_DATA FOR THIS TASK_
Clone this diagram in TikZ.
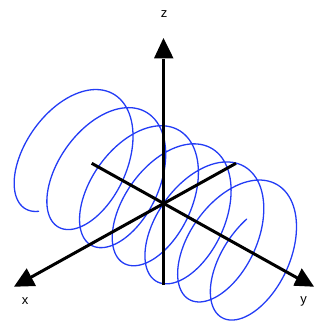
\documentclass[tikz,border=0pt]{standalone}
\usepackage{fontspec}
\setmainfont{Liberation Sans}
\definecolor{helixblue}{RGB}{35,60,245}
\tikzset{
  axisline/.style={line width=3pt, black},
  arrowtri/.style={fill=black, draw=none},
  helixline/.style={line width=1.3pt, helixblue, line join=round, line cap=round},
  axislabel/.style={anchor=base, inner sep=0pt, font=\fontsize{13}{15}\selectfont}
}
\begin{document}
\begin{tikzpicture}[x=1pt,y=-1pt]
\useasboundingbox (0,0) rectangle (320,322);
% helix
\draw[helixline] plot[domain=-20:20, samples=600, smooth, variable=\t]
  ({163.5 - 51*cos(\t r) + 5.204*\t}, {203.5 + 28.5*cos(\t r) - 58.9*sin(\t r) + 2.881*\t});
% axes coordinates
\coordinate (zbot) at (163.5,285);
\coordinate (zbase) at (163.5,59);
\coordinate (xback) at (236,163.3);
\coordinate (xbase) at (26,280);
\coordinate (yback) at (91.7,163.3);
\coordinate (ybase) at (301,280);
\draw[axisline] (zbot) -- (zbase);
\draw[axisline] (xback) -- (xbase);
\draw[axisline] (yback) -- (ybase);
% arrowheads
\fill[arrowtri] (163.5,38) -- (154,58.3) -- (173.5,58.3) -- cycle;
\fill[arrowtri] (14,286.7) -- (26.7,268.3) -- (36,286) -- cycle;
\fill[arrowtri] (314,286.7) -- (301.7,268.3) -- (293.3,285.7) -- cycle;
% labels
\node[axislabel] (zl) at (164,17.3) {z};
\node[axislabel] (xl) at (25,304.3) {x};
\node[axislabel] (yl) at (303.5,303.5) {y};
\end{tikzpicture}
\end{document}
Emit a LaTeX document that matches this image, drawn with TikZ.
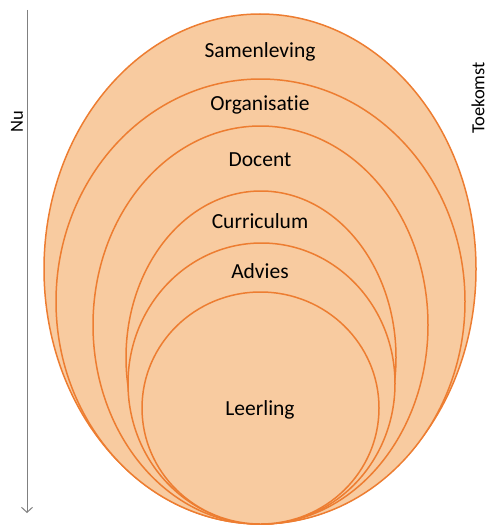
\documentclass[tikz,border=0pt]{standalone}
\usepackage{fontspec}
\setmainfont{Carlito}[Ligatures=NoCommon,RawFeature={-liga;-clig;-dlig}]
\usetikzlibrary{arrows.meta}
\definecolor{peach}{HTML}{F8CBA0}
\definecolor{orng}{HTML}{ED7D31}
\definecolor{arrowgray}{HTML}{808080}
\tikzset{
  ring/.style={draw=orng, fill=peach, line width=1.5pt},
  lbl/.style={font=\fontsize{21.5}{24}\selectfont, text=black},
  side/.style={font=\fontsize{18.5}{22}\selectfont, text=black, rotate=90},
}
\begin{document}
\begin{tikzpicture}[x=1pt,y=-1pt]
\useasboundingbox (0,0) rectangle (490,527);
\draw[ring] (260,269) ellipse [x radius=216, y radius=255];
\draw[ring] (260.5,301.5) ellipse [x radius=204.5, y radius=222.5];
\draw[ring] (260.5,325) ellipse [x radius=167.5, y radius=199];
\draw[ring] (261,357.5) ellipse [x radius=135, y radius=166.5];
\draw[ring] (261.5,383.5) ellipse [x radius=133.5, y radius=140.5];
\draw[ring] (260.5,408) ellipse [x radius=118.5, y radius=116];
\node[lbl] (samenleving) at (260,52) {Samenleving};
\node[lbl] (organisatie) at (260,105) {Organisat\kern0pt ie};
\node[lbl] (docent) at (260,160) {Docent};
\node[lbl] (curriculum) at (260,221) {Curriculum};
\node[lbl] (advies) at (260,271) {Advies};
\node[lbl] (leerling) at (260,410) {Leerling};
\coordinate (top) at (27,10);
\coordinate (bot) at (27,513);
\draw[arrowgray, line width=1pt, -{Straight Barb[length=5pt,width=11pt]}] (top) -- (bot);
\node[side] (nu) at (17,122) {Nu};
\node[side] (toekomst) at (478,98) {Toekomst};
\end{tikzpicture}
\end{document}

_WHAT IS ASKED_
Leaving out the pictures, repeat the data above exactly.

_SOLVED PROBLEM_
Clone this diagram in TikZ.
\documentclass[tikz,border=0pt]{standalone}
\usepackage{fontspec}
\setmainfont{Liberation Sans}
\definecolor{helixblue}{RGB}{35,60,245}
\tikzset{
  axisline/.style={line width=3pt, black},
  arrowtri/.style={fill=black, draw=none},
  helixline/.style={line width=1.3pt, helixblue, line join=round, line cap=round},
  axislabel/.style={anchor=base, inner sep=0pt, font=\fontsize{13}{15}\selectfont}
}
\begin{document}
\begin{tikzpicture}[x=1pt,y=-1pt]
\useasboundingbox (0,0) rectangle (320,322);
% helix
\draw[helixline] plot[domain=-20:20, samples=600, smooth, variable=\t]
  ({163.5 - 51*cos(\t r) + 5.204*\t}, {203.5 + 28.5*cos(\t r) - 58.9*sin(\t r) + 2.881*\t});
% axes coordinates
\coordinate (zbot) at (163.5,285);
\coordinate (zbase) at (163.5,59);
\coordinate (xback) at (236,163.3);
\coordinate (xbase) at (26,280);
\coordinate (yback) at (91.7,163.3);
\coordinate (ybase) at (301,280);
\draw[axisline] (zbot) -- (zbase);
\draw[axisline] (xback) -- (xbase);
\draw[axisline] (yback) -- (ybase);
% arrowheads
\fill[arrowtri] (163.5,38) -- (154,58.3) -- (173.5,58.3) -- cycle;
\fill[arrowtri] (14,286.7) -- (26.7,268.3) -- (36,286) -- cycle;
\fill[arrowtri] (314,286.7) -- (301.7,268.3) -- (293.3,285.7) -- cycle;
% labels
\node[axislabel] (zl) at (164,17.3) {z};
\node[axislabel] (xl) at (25,304.3) {x};
\node[axislabel] (yl) at (303.5,303.5) {y};
\end{tikzpicture}
\end{document}
Emit a LaTeX document that matches this image, drawn with TikZ.
\documentclass[tikz,border=0pt]{standalone}
\usepackage{fontspec}
\setmainfont{Carlito}[Ligatures=NoCommon,RawFeature={-liga;-clig;-dlig}]
\usetikzlibrary{arrows.meta}
\definecolor{peach}{HTML}{F8CBA0}
\definecolor{orng}{HTML}{ED7D31}
\definecolor{arrowgray}{HTML}{808080}
\tikzset{
  ring/.style={draw=orng, fill=peach, line width=1.5pt},
  lbl/.style={font=\fontsize{21.5}{24}\selectfont, text=black},
  side/.style={font=\fontsize{18.5}{22}\selectfont, text=black, rotate=90},
}
\begin{document}
\begin{tikzpicture}[x=1pt,y=-1pt]
\useasboundingbox (0,0) rectangle (490,527);
\draw[ring] (260,269) ellipse [x radius=216, y radius=255];
\draw[ring] (260.5,301.5) ellipse [x radius=204.5, y radius=222.5];
\draw[ring] (260.5,325) ellipse [x radius=167.5, y radius=199];
\draw[ring] (261,357.5) ellipse [x radius=135, y radius=166.5];
\draw[ring] (261.5,383.5) ellipse [x radius=133.5, y radius=140.5];
\draw[ring] (260.5,408) ellipse [x radius=118.5, y radius=116];
\node[lbl] (samenleving) at (260,52) {Samenleving};
\node[lbl] (organisatie) at (260,105) {Organisat\kern0pt ie};
\node[lbl] (docent) at (260,160) {Docent};
\node[lbl] (curriculum) at (260,221) {Curriculum};
\node[lbl] (advies) at (260,271) {Advies};
\node[lbl] (leerling) at (260,410) {Leerling};
\coordinate (top) at (27,10);
\coordinate (bot) at (27,513);
\draw[arrowgray, line width=1pt, -{Straight Barb[length=5pt,width=11pt]}] (top) -- (bot);
\node[side] (nu) at (17,122) {Nu};
\node[side] (toekomst) at (478,98) {Toekomst};
\end{tikzpicture}
\end{document}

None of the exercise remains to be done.